From: Wade Edwards (wade.edwards@xxxxxxxxxxxxxxxxxxx)
Date: Thu Feb 21 2002 - 12:43:12 GMT-3
This brings up something interesting I remember about the way IS-IS does
passive interfaces. In other routing protocols you add the interface to
the routing process then make it passive. With IS-IS you make it
passive which will add it to the IS-IS routing process without doing the
ip router isis command. So it seems backward from all the other routing
protocols. I wonder why Cisco did it this way. I could never find out
why it is this way on CCO. Does anyone out there know why?
L8r.
-----Original Message-----
From: John Neiberger [mailto:neiby@ureach.com]

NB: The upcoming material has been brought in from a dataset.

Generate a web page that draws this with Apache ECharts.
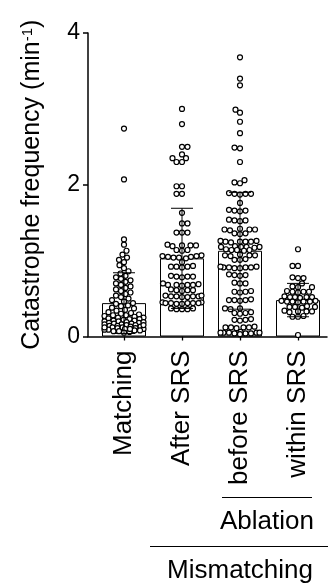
<!DOCTYPE html>
<html><head><meta charset="utf-8">
<script src="https://cdn.jsdelivr.net/npm/echarts@6/dist/echarts.min.js"></script>
<style>html,body{margin:0;padding:0;background:#fff}#c{width:328px;height:585px}</style>
</head><body><div id="c"></div>
<script>
const categories = ['Matching', 'After SRS', 'before SRS', 'within SRS'];
const yTicks = [0, 2, 4];
const means = [0.44, 1.03, 1.13, 0.48];
const sds = [0.40, 0.66, 0.77, 0.22];
const matching = [2.74, 2.07, 1.28, 1.21, 1.13, 1.08, 1.04, 1.01, 0.98, 0.94, 0.9, 0.86, 0.83, 0.8, 0.78, 0.76, 0.74, 0.72, 0.7, 0.68, 0.66, 0.64, 0.62, 0.6, 0.58, 0.56, 0.54, 0.52, 0.5, 0.48, 0.46, 0.44, 0.43, 0.41, 0.4, 0.38, 0.37, 0.35, 0.34, 0.32, 0.31, 0.3, 0.29, 0.28, 0.28, 0.27, 0.26, 0.25, 0.25, 0.24, 0.23, 0.23, 0.22, 0.21, 0.21, 0.2, 0.2, 0.19, 0.18, 0.18, 0.17, 0.17, 0.16, 0.16, 0.15, 0.15, 0.14, 0.14, 0.13, 0.13, 0.12, 0.12, 0.11, 0.11, 0.1, 0.1, 0.09, 0.09, 0.08, 0.08, 0.07, 0.07, 0.06, 0.05, 0.19, 0.15, 0.12, 0.1];
const afterSRS = [3.0, 2.8, 2.5, 2.5, 2.4, 2.35, 2.35, 2.3, 2.3, 1.98, 1.98, 1.88, 1.88, 1.63, 1.49, 1.49, 1.37, 1.37, 1.37, 1.2, 1.2, 1.2, 1.21, 1.19, 1.14, 1.14, 1.13, 1.07, 1.06, 1.05, 1.05, 1.04, 1.04, 1.03, 1.06, 0.98, 0.92, 0.92, 0.91, 0.93, 0.92, 0.8, 0.79, 0.79, 0.78, 0.79, 0.68, 0.68, 0.69, 0.67, 0.68, 0.68, 0.7, 0.61, 0.61, 0.62, 0.6, 0.61, 0.53, 0.53, 0.54, 0.52, 0.53, 0.53, 0.54, 0.52, 0.44, 0.44, 0.45, 0.43, 0.44, 0.44, 0.45, 0.43, 0.44, 0.36, 0.37, 0.36, 0.36, 0.37];
const beforeSRS = [3.68, 3.40, 3.31, 2.99, 2.95, 2.83, 2.68, 2.49, 2.48, 2.30, 2.06, 2.03, 2.02, 1.89, 1.88, 1.88, 1.87, 1.88, 1.76, 1.66, 1.66, 1.67, 1.65, 1.53, 1.53, 1.54, 1.52, 1.41, 1.41, 1.42, 1.40, 1.41, 1.36, 1.36, 1.35, 1.25, 1.25, 1.26, 1.24, 1.25, 1.25, 1.26, 1.18, 1.18, 1.19, 1.17, 1.18, 1.18, 1.14, 1.14, 1.13, 1.14, 1.15, 1.07, 1.07, 1.08, 1.06, 1.07, 1.01, 1.01, 1.02, 0.91, 0.91, 0.92, 0.90, 0.91, 0.91, 0.92, 0.90, 0.81, 0.81, 0.82, 0.80, 0.70, 0.70, 0.71, 0.59, 0.59, 0.60, 0.58, 0.48, 0.48, 0.49, 0.47, 0.48, 0.37, 0.37, 0.36, 0.31, 0.31, 0.32, 0.30, 0.22, 0.22, 0.23, 0.21, 0.12, 0.12, 0.13, 0.11, 0.12, 0.12, 0.05, 0.05, 0.04, 0.05, 0.06, 0.04, 0.05, 0.03, 0.05, 0.04];
const withinSRS = [1.15, 0.93, 0.93, 0.77, 0.77, 0.78, 0.70, 0.65, 0.65, 0.66, 0.59, 0.59, 0.60, 0.58, 0.59, 0.52, 0.52, 0.53, 0.51, 0.52, 0.52, 0.46, 0.46, 0.47, 0.45, 0.46, 0.46, 0.47, 0.39, 0.39, 0.40, 0.38, 0.39, 0.33, 0.33, 0.34, 0.32, 0.33, 0.26, 0.26, 0.27, 0.02];
const groups = [matching, afterSRS, beforeSRS, withinSRS];
const subGroupLabel = 'Ablation';
const groupLabel = 'Mismatching';

const FONT = 'Liberation Sans, Arial, Helvetica, sans-serif';
const chart = echarts.init(document.getElementById('c'), null, {renderer: 'canvas'});

const option = {
  animation: false,
  backgroundColor: '#fff',
  grid: [
    {left: 95, right: 1, top: 33, bottom: 248.5},
    {left: 88, right: 1, top: 33, bottom: 248.5}
  ],
  xAxis: [
    {type: 'category', gridIndex: 0, data: categories,
     axisLine: {show: false},
     axisTick: {show: true, alignWithLabel: true, length: 4, lineStyle: {color: '#000', width: 1.3}},
     axisLabel: {rotate: 90, margin: 14, fontSize: 26, color: '#000', fontFamily: FONT}},
    {type: 'value', gridIndex: 0, min: -0.5, max: 3.5, show: false},
    {type: 'value', gridIndex: 1, min: 0, max: 1,
     axisLine: {show: true, onZero: false, lineStyle: {color: '#000', width: 1.5}},
     axisTick: {show: false}, axisLabel: {show: false}, splitLine: {show: false}}
  ],
  yAxis: [
    {type: 'value', gridIndex: 0, min: yTicks[0], max: yTicks[yTicks.length - 1], interval: 2, offset: 7,
     axisLine: {show: true, onZero: false, lineStyle: {color: '#000', width: 1.5}},
     axisTick: {show: true, length: 5, lineStyle: {color: '#000', width: 1.5}},
     axisLabel: {fontSize: 23, color: '#000', margin: 8, fontFamily: FONT},
     splitLine: {show: false},
     name: 'Catastrophe frequency (min{s|-1})', nameLocation: 'middle', nameGap: 43, nameRotate: 90,
     nameTextStyle: {fontSize: 25, color: '#000', fontFamily: FONT,
       rich: {s: {fontSize: 15, color: '#000', fontFamily: FONT, verticalAlign: 'top'}}}},
    {type: 'value', gridIndex: 1, min: 0, max: 1, show: false}
  ],
  series: [
    {type: 'bar', xAxisIndex: 0, yAxisIndex: 0, barWidth: 44, data: means,
     itemStyle: {color: '#fff', borderColor: '#000', borderWidth: 1}, z: 1},
    {type: 'scatter', xAxisIndex: 1, yAxisIndex: 0, data: [], symbol: 'circle', symbolSize: 5,
     itemStyle: {color: '#fff', borderColor: '#000', borderWidth: 1.2, opacity: 1}, z: 2},
    {type: 'custom', xAxisIndex: 0, yAxisIndex: 0, z: 3,
     data: categories.map((c, i) => [i, means[i] - sds[i], means[i] + sds[i]]),
     renderItem: function (params, api) {
       const i = api.value(0);
       const lo = api.coord([i, api.value(1)]);
       const hi = api.coord([i, api.value(2)]);
       const half = 11;
       const st = {stroke: '#000', lineWidth: 1};
       return {type: 'group', children: [
         {type: 'line', shape: {x1: hi[0], y1: hi[1], x2: lo[0], y2: lo[1]}, style: st},
         {type: 'line', shape: {x1: hi[0] - half, y1: hi[1], x2: hi[0] + half, y2: hi[1]}, style: st},
         {type: 'line', shape: {x1: lo[0] - half, y1: lo[1], x2: lo[0] + half, y2: lo[1]}, style: st}
       ]};
     }}
  ],
  graphic: [
    {type: 'line', shape: {x1: 222, y1: 497.5, x2: 312, y2: 497.5}, style: {stroke: '#000', lineWidth: 1.2}},
    {type: 'text', x: 267, y: 522, style: {text: subGroupLabel, fontSize: 26, fontFamily: FONT, fill: '#000', textAlign: 'center', textVerticalAlign: 'middle'}},
    {type: 'line', shape: {x1: 150, y1: 546.5, x2: 328, y2: 546.5}, style: {stroke: '#000', lineWidth: 1.2}},
    {type: 'text', x: 240, y: 571, style: {text: groupLabel, fontSize: 26, fontFamily: FONT, fill: '#000', textAlign: 'center', textVerticalAlign: 'middle'}}
  ]
};
chart.setOption(option);

// beeswarm layout in pixel space (limited to the bar width), converted back through the axes
const pxPerUnit = chart.convertToPixel({yAxisIndex: 0}, 0) - chart.convertToPixel({yAxisIndex: 0}, 1);
const pxPerCat = chart.convertToPixel({xAxisIndex: 1}, 1) - chart.convertToPixel({xAxisIndex: 1}, 0);
const D = 5.2;
const MAXHALF = 19.5;
function swarm(vals) {
  const order = vals.map((v, i) => i).sort((a, b) => vals[a] - vals[b]);
  const placed = [];
  const out = new Array(vals.length);
  order.forEach((idx, n) => {
    const y = vals[idx] * pxPerUnit;
    const sign = (n % 2 === 0) ? 1 : -1;
    let best = 0, bestScore = Infinity;
    for (let k = 0; k < 400; k++) {
      const cand = (k % 2 === 0 ? sign : -sign) * Math.ceil(k / 2) * 0.5;
      if (Math.abs(cand) > MAXHALF) break;
      let score = 0;
      for (const p of placed) {
        const ddy = p.y - y;
        if (Math.abs(ddy) >= D) continue;
        const ddx = p.x - cand;
        const dist = Math.sqrt(ddx * ddx + ddy * ddy);
        if (dist < D) score += (D - dist);
      }
      if (score === 0) { best = cand; bestScore = 0; break; }
      if (score < bestScore - 1e-9) { bestScore = score; best = cand; }
    }
    placed.push({x: best, y: y});
    out[idx] = best;
  });
  return out;
}
const pts = [];
groups.forEach((vals, gi) => {
  const offs = swarm(vals);
  vals.forEach((v, j) => pts.push([gi + offs[j] / pxPerCat, v]));
});
chart.setOption({series: [{}, {data: pts}, {}]});
</script></body></html>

Sent: Thursday, February 21, 2002 9:19 AM
To: alee@cccis.com; ccielab@groupstudy.com
Subject: Re: advertise loopback interface in ISIS
Take a look at the following link:
http://www.cisco.com/warp/public/97/is-is-ip-config.html
Toward the bottom of the page it mentions the following:
"The above output shows that the loopback address of this
router is advertised with a value of 0. This is because the
loopback is advertised with a passive-interface command under
the router IS-IS process, and the loopback interface by itself
is not enabled for IS-IS. All other IP prefixes have a value of
10, which is the default cost on the interfaces running IS-IS. "
This seems to be saying that if you create a loopback interface
but don't add ip router isis to it, and then you add a passive-
interface command this will cause the loopback address to be
advertised with a metric of zero.
I'm not sure what that means and I don't have a way to test it
here at work. However, that may be what you're looking for.